Former Saturday Night Live star Buck Henry has died at the age of 89, his family confirmed.

He was a regular fixture during the show’s early years, and also co-created the '60s spy sitcom Get Smart. He was nominated for an Oscar in 1968 for his screenplay adaption of The Graduate, and then again in 1979 for his co-direction of Heaven Can Wait.

Born Henry Zuckerman, Henry's TV career began on the Steve Allen Show in 1961 before he developed Get Smart with Mel Brooks. He hosted SNL 10 times, starting in 1976, during its first season, and returning regularly until 1980.

He was often seen alongside John Belushi in a series of samurai sketches. Later in his career, Henry appeared in sitcoms including Will & Grace and 30 Rock.
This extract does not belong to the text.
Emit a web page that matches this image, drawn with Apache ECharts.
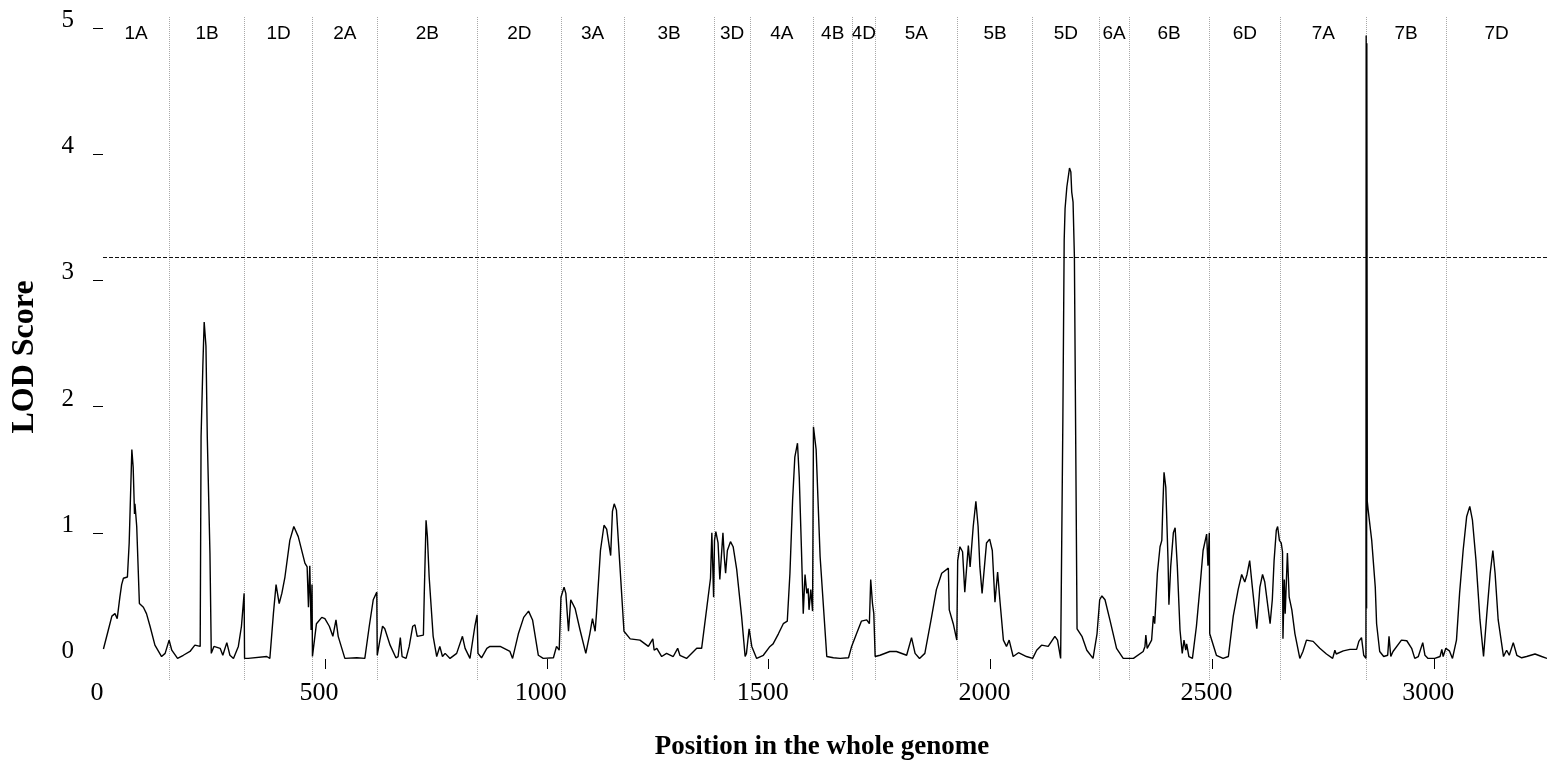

Watch Buck Henry on ‘SNL’ With John Belushi

Among his most notable SNL creations was the controversial Uncle Roy character, a pedophile who said to the camera, “There’s more of me than you might suspect.” Henry later described the depiction as a “public service.”

He also created a hoax organization, the Society for Indecency to Naked Animals, which protected children from the trauma of seeing animals without clothes. He managed to secure prime-time coverage as its president, G. Clifford Prout, and was reported that Walter Cronkite never forgave him for appearing on his CBS Evening News show representing the fake organization.

“I wish I could do what writers of my generation do, which is just ... open the gate and let it come out,” Henry told the Television Academy Foundation in 2009. “I envy them. It's hard for me to do. That's why I liked writing for television, because I had to do something every day. ... So the best secret is, and it's not a secret, is just, when [you] get stuck in a scene, write nonsense. But do something to keep your hand moving, doing something on the page. That's all. There are no great insights.”

Deadline reported that Henry suffered a heart attack in a Los Angeles hospital, with his wife Irene by his side. He suffered a stroke in 2014. He had no children.